Tu chiamala se vuoi la sindrome dell’accerchiamento. Il consigliere laico del Csm Giuseppe Fanfani, area Pd, con una dura nota diramata ieri mattina alle agenzie di stampa sul caso degli arresti di Lodi ha messo nero su bianco, con un linguaggio neppure troppo felpato, quello che è diventato a tutti gli effetti il tema centrale di questa complicata fase della vita politica.
Fanfani non arriva a mettere a fuoco quello che ieri si è domandato il Foglio – ovvero fino a quando i pm resisteranno alla tentazione di sentirsi investiti di un mandato politico e fino a quando i pm più politicizzati resisteranno alla tentazione di mettere in moto contro il governo Renzi una letale campagna di delegittimazione – ma le sue parole rivelano che anche nel mondo democratico comincia a essere chiaro che la dialettica tra magistratura e politica inizia a prendere delle sembianze sempre meno simili a un semplice confronto tra istituzioni e sempre più simili a una battaglia tra corpi dello stato.
“In quarant’anni e più anni di attività di penalista – ha detto Fanfani – non ho mai visto incarcerare alcuno per un reato come la turbativa d’asta, soprattutto quando l’interesse dedotto è quello di una migliore gestione di una piscina comunale.
Non mi pare che fossero necessari provvedimenti di cautela, ma se proprio lo si riteneva bastavano provvedimenti interdittivi e non certo coercitivi. Il carcere mi pare del tutto fuor di luogo, frutto di una non equilibrata valutazione del caso e il provvedimento cautelare nei confronti del sindaco di Lodi, da quello che si apprende dalla stampa, mi pare ingiustificato e comunque eccessivo: forse figlio di un clima di tensione che non fa bene né alla giurisdizione né ai rapporti interistituzionali”.

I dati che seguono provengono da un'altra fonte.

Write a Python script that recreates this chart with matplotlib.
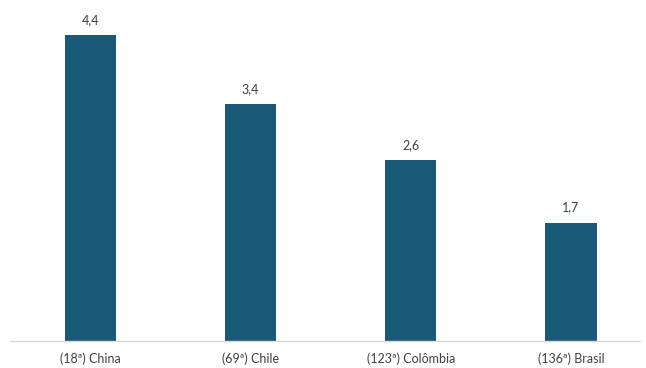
import matplotlib.pyplot as plt

# dados
paises = ["(18ª) China", "(69ª) Chile", "(123ª) Colômbia", "(136ª) Brasil"]
valores = [4.4, 3.4, 2.6, 1.7]
rotulos = ["4,4", "3,4", "2,6", "1,7"]

cor_barra = "#1a5977"

fig = plt.figure(figsize=(6.46, 3.68), dpi=100)
ax = fig.add_axes([10 / 646, 27 / 368, 630 / 646, 341 / 368])

x = list(range(len(paises)))
barras = ax.bar(x, valores, width=0.32, color=cor_barra, zorder=2)

for b, txt in zip(barras, rotulos):
    ax.text(b.get_x() + b.get_width() / 2, b.get_height() + 0.13, txt,
            ha="center", va="bottom", fontsize=9, color="#404040",
            family="Lato")

ax.set_xlim(-0.5, 3.43)
ax.set_ylim(0, 4.9)
ax.set_xticks(x)
ax.set_xticklabels(paises, fontsize=9, color="#404040", family="Lato")
ax.tick_params(axis="x", length=0, pad=8)
ax.set_yticks([])

for lado in ["top", "right", "left"]:
    ax.spines[lado].set_visible(False)
ax.spines["bottom"].set_color("#d9d9d9")
ax.spines["bottom"].set_linewidth(1)

fig.savefig("out.png", dpi=100)
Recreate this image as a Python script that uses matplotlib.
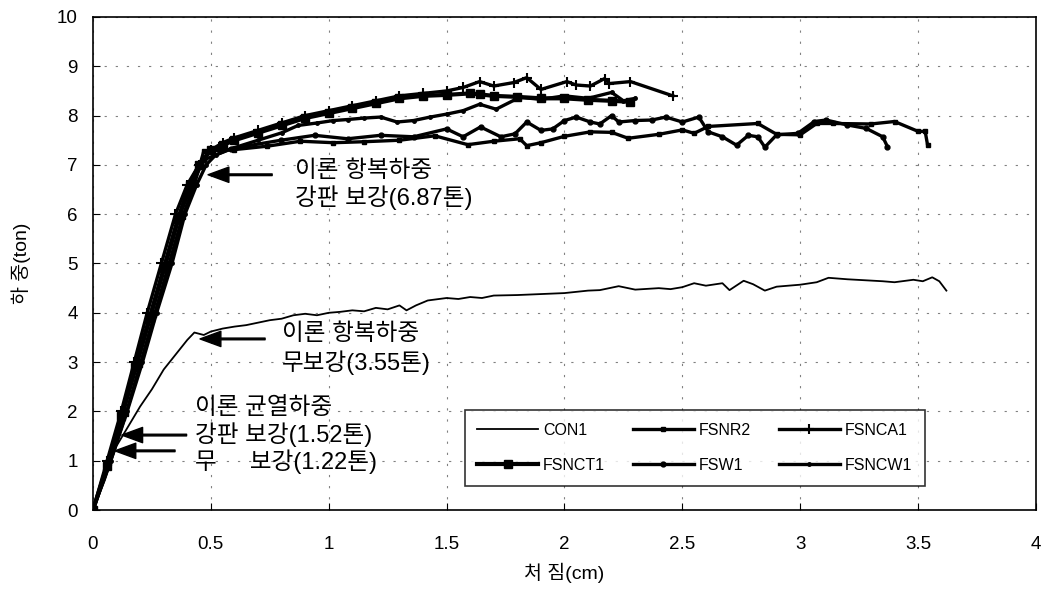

La “tensione” di cui parla il consigliere laico del Csm è qualcosa che va ben al di là del singolo caso dell’arresto del sindaco di Lodi Simone Uggetti, successore dell’attuale vicesegretario del Pd Lorenzo Guerini, e riguarda un mosaico più grande che forse non dimostra nulla ma dimostra senz’altro che la sindrome di accerchiamento esiste e non è detto che sia una sindrome del tutto esagerata.
Sono segnali, certo, segnali che possono apparire solo come semplici coincidenze, ovvio, ma a voler mettere insieme tutti i puntini non si può non notare che il disegno che viene fuori rappresenta un messaggio che arriva al presidente del Consiglio: occhio. Negli ultimi due anni i segnali, ovviamente del tutto casuali, ci mancherebbe, quelli che in gergo si chiamano “toccatine di polso”, sono arrivati a tutte le persone più vicine al presidente del Consiglio.
E’ successo tutto negli ultimi due anni. Toccatine di polso. L’indagine sul papà del presidente del Consiglio, Tiziano Renzi, con una richiesta di archiviazione formulata dai pm sette mesi fa e misteriosamente non ancora accolta dai giudici della procura di Genova.
La procura di Firenze che apre un fascicolo senza indagati per il caso della casa prestata da Carrai a Renzi. L’indagine sul papà di Maria Elena Boschi, sul caso Etruria.